Des documents inédits, rendus publics le 4 février 2025, dévoilent l'ampleur des pressions exercées par le groupe industriel Nestlé Waters auprès de l’Élysée, de Matignon et de plusieurs ministères pour continuer à commercialiser ses eaux filtrées de manière illégale, malgré des risques avérés pour la santé publique. Cette situation soulève une question cruciale : notre cadre réglementaire est-il suffisant pour encadrer le lobbying en France ?
Depuis la loi Sapin II de 2016, le lobbying fait l'objet d'un encadrement progressif. Le registre des représentants d'intérêts, l’obligation d’y déclarer son activité et son récent élargissement, sont certes, des avancées significatives.
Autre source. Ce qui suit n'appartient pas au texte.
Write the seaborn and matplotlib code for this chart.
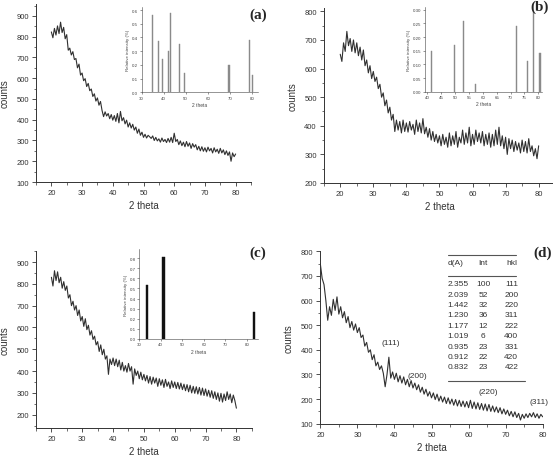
import numpy as np
import matplotlib
matplotlib.use("Agg")
import matplotlib.pyplot as plt
import seaborn as sns
from matplotlib.ticker import MultipleLocator, AutoMinorLocator

# XRD patterns, 2 theta from 20 to 80 in steps of 0.5
counts_a = [823, 795, 840, 808, 852, 815, 870, 820, 845, 790, 810, 735, 745, 712, 728, 690,
            695, 650, 668, 615, 625, 588, 598, 560, 575, 540, 548, 512, 525, 490, 505, 470,
            488, 445, 415, 438, 418, 430, 405, 425, 398, 420, 392, 430, 385, 440, 395, 410,
            380, 398, 365, 385, 360, 378, 350, 365, 335, 355, 325, 340, 315, 330, 312, 325,
            318, 310, 322, 300, 315, 298, 308, 292, 312, 295, 305, 290, 310, 292, 315, 290,
            335, 295, 305, 280, 298, 275, 292, 270, 295, 272, 288, 262, 285, 268, 280, 255,
            272, 250, 270, 248, 265, 245, 268, 250, 262, 240, 265, 245, 258, 238, 262, 240,
            255, 232, 250, 228, 245, 200, 240, 222, 235]
counts_b = [650, 625, 690, 660, 730, 680, 705, 660, 700, 655, 690, 645, 675, 630, 665, 610,
            630, 585, 610, 565, 590, 555, 570, 530, 545, 500, 515, 470, 490, 445, 465, 420,
            440, 380, 420, 385, 415, 375, 420, 380, 410, 378, 415, 385, 405, 370, 420, 380,
            410, 375, 425, 372, 395, 360, 390, 350, 380, 345, 370, 340, 365, 330, 370, 335,
            360, 325, 375, 330, 365, 335, 380, 325, 360, 340, 385, 335, 375, 340, 395, 330,
            370, 335, 385, 345, 375, 340, 380, 330, 370, 335, 375, 325, 370, 330, 385, 335,
            395, 330, 365, 320, 360, 300, 355, 320, 350, 310, 345, 315, 340, 305, 350, 310,
            345, 305, 355, 310, 330, 295, 320, 285, 330]
counts_c = [830, 790, 860, 815, 855, 805, 830, 780, 810, 770, 790, 735, 750, 700, 720, 680,
            700, 655, 680, 630, 650, 605, 640, 590, 610, 565, 585, 545, 560, 520, 535, 490,
            520, 475, 500, 455, 470, 385, 455, 430, 460, 425, 455, 420, 450, 405, 440, 400,
            425, 395, 435, 400, 420, 340, 410, 380, 400, 365, 395, 360, 385, 355, 380, 345,
            375, 340, 372, 345, 368, 330, 365, 335, 360, 325, 362, 330, 350, 320, 355, 325,
            350, 320, 348, 318, 345, 315, 340, 310, 338, 305, 335, 300, 330, 298, 328, 295,
            325, 290, 322, 288, 318, 285, 312, 280, 310, 275, 305, 270, 300, 262, 298, 258,
            295, 265, 305, 270, 295, 255, 290, 265, 230]
counts_d = [750, 690, 665, 600, 520, 575, 540, 605, 560, 615, 545, 575, 530, 555, 510, 535,
            490, 515, 480, 505, 470, 490, 450, 460, 415, 430, 390, 400, 360, 380, 335, 350,
            320, 335, 305, 250, 300, 370, 285, 310, 280, 305, 270, 295, 265, 290, 258, 280,
            250, 275, 245, 265, 238, 258, 228, 248, 220, 240, 212, 230, 205, 225, 198, 220,
            192, 212, 188, 208, 182, 205, 180, 200, 175, 198, 172, 195, 170, 192, 168, 190,
            165, 195, 162, 188, 160, 185, 158, 182, 155, 180, 152, 178, 150, 172, 148, 168,
            145, 165, 140, 160, 138, 155, 132, 150, 128, 148, 125, 142, 115, 138, 122, 140,
            125, 142, 128, 145, 125, 140, 122, 138, 128]

# reference peaks for the insets
peaks_a = [35.0, 37.6, 39.6, 42.0, 43.0, 47.0, 49.4, 69.7, 78.8, 80.2]
rel_a = [0.563, 0.371, 0.24, 0.30, 0.58, 0.35, 0.14, 0.20, 0.38, 0.128]
peaks_b = [41.6, 49.8, 53.0, 57.3, 72.1, 76.1, 78.2, 80.6]
rel_b = [0.15, 0.171, 0.26, 0.03, 0.241, 0.111, 0.29, 0.141]
peaks_c = [33.7, 41.3, 83.3]
rel_c = [0.53, 0.815, 0.263]

# table of panel (d)
d_values = ["2.355", "2.039", "1.442", "1.230", "1.177", "1.019", "0.935", "0.912", "0.832"]
int_values = ["100", "52", "32", "36", "12", "6", "23", "22", "23"]
hkl_values = ["111", "200", "220", "311", "222", "400", "331", "420", "422"]
hkl_labels = ["(111)", "(200)", "(220)", "(311)"]
hkl_label_pos = [(39.1, 429), (46.3, 295), (65.3, 232), (79.1, 192)]

sns.set_style("ticks")
plt.rcParams['font.family'] = ['Liberation Sans', 'DejaVu Sans']

W, H = 553, 456
fig = plt.figure(figsize=(W / 100, H / 100), dpi=100)


def px_axes(left, top, right, bottom):
    return fig.add_axes([left / W, 1 - bottom / H, (right - left) / W, (bottom - top) / H])


def style_main(ax, xlim, ylim, ystep):
    ax.set_xlim(*xlim)
    ax.set_ylim(*ylim)
    ax.xaxis.set_major_locator(MultipleLocator(10))
    ax.yaxis.set_major_locator(MultipleLocator(ystep))
    ax.xaxis.set_minor_locator(AutoMinorLocator(2))
    ax.yaxis.set_minor_locator(AutoMinorLocator(2))
    ax.tick_params(which='major', labelsize=5.5, length=3, width=0.6, colors='#333333', pad=2)
    ax.tick_params(which='minor', length=1.8, width=0.5, colors='#333333')
    ax.set_xlabel("2 theta", fontsize=7, color='#333333', labelpad=3)
    ax.set_ylabel("counts", fontsize=7, color='#333333', labelpad=5)
    for s in ('left', 'bottom'):
        ax.spines[s].set_linewidth(0.7)
        ax.spines[s].set_color('#333333')
    sns.despine(ax=ax)


def draw_curve(ax, counts):
    theta = np.linspace(20, 80, len(counts))
    sns.lineplot(x=theta, y=counts, ax=ax, color='#303030', linewidth=0.8)


def draw_inset(ax, peaks, rel, xlim, ylim, xstep, ystep, fmt, width, color):
    ax.bar(peaks, rel, width=width, color=color, edgecolor=color, linewidth=0.3)
    ax.set_xlim(*xlim)
    ax.set_ylim(*ylim)
    ax.xaxis.set_major_locator(MultipleLocator(xstep))
    ax.yaxis.set_major_locator(MultipleLocator(ystep))
    ax.yaxis.set_major_formatter(plt.FormatStrFormatter(fmt))
    ax.tick_params(labelsize=3.2, length=1.5, width=0.4, pad=1, colors='#444444')
    ax.set_xlabel("2 theta", fontsize=3.5, labelpad=1.5, color='#444444')
    ax.set_ylabel("Relative intensity (%)", fontsize=3.2, labelpad=1.5, color='#444444')
    for s in ('left', 'bottom'):
        ax.spines[s].set_linewidth(0.4)
        ax.spines[s].set_color('#444444')
    sns.despine(ax=ax)
    ax.patch.set_alpha(0)


def panel_label(x, y, s):
    fig.text(x / W, 1 - y / H, s, fontsize=11, fontweight='bold',
             family='Liberation Serif', ha='center', va='center')


# (a)
ax_a = px_axes(36, 4.5, 251, 183)
draw_curve(ax_a, counts_a)
style_main(ax_a, (15, 85), (100, 960), 100)
ins_a = px_axes(141.7, 8, 258.3, 93.3)
draw_inset(ins_a, peaks_a, rel_a, (30, 83), (0, 0.622), 10, 0.1, '%.1f', 0.5, '#8a8a8a')
panel_label(258, 15, "(a)")

# (b)
ax_b = px_axes(323.7, 9.5, 555.2, 184)
draw_curve(ax_b, counts_b)
style_main(ax_b, (15, 85), (200, 810), 100)
ins_b = px_axes(425, 8, 542, 92.7)
draw_inset(ins_b, peaks_b, rel_b, (39.2, 81.3), (0, 0.31), 5, 0.05, '%.2f', 0.55, '#8a8a8a')
panel_label(540, 7, "(b)")

# (c)
ax_c = px_axes(36, 252.1, 251.8, 428.8)
draw_curve(ax_c, counts_c)
style_main(ax_c, (15, 85), (140, 950), 100)
ins_c = px_axes(139.3, 250, 257.7, 340)
draw_inset(ins_c, peaks_c, rel_c, (30, 85), (0, 0.89), 10, 0.1, '%.1f', 1.1, '#111111')
panel_label(258, 253, "(c)")

# (d)
ax_d = px_axes(320.3, 252.3, 542.7, 424.7)
draw_curve(ax_d, counts_d)
style_main(ax_d, (20, 80), (100, 800), 100)
for lab, (x, y) in zip(hkl_labels, hkl_label_pos):
    ax_d.text(x, y, lab, fontsize=6, ha='center', va='center', color='#333333')
panel_label(543, 253, "(d)")


# table drawn in figure pixels (y measured from top)
def tx(x, y, s, ha):
    fig.text(x / W, 1 - y / H, s, fontsize=6, ha=ha, va='center', color='#333333')


tx(447.7, 263.7, "d(A)", 'left')
tx(483, 263.7, "Int", 'center')
tx(517.5, 263.7, "hkl", 'right')
for i, (dv, iv, hv) in enumerate(zip(d_values, int_values, hkl_values)):
    y = 284.7 + i * 10.4
    tx(447.7, y, dv, 'left')
    tx(483, y, iv, 'center')
    tx(518.3, y, hv, 'right')
for (x0, x1, y) in [(447.7, 516, 256.3), (447.7, 516, 277.3), (447.7, 525.3, 382.3)]:
    fig.add_artist(plt.Line2D([x0 / W, x1 / W], [1 - y / H, 1 - y / H],
                              color='#555555', linewidth=0.8))

fig.savefig("out.png", dpi=100)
Cependant, l'affaire Nestlé Waters expose certaines failles de ce système. Si la multinationale a bien déclaré certaines de ses activités, tous les rendez-vous rendus publics dans la presse n’ont pas été déclarés auprès de la Haute autorité pour la transparence de la vie publique (HATVP). Au-delà du potentiel délit pénal, cette affaire révèle les limites des dispositifs existants : informations incomplètes, absence de contrôle efficace, et périmètre restreint des institutions concernées.
En France, les rencontres entre décideurs publics et représentants d'intérêts ne sont pas systématiquement rendues publiques. Le registre de lobbying, bien qu'utile, reste lacunaire : il ne couvre pas tous les acteurs publics, notamment le Conseil constitutionnel et le Conseil d'État, dont les avis influencent pourtant fortement le processus législatif.
Pourtant, la transparence est un pilier fondamental de la démocratie. Elle garantit que les décisions publiques se prennent à la lumière des faits, et non dans l'ombre des intérêts privés. Des solutions existent pourtant. Il devient urgent d'étendre les obligations de transparence à tous les responsables publics, y compris ceux des hautes institutions. Les délais de publication des informations pourraient également être raccourcis, et les données fournies par les représentants d'intérêts devraient, dans tous les cas, être plus détaillées et vérifiables.
Au-delà de la transparence, c'est la question de la distorsion de concurrence entre les différents intérêts représentés qui doit nous alarmer. Les grands groupes industriels comme Nestlé Waters disposent de ressources considérables pour influencer les décisions publiques. Face à elles, les petites entreprises, les ONG et les associations de défense de l'environnement peinent à se faire entendre. Cette asymétrie fausse le débat démocratique et nuit à la qualité du débat démocratique.
Au fond, c’est un peu David contre Goliath. Mais à la différence du texte biblique : c’est toujours le géant qui l’emporte.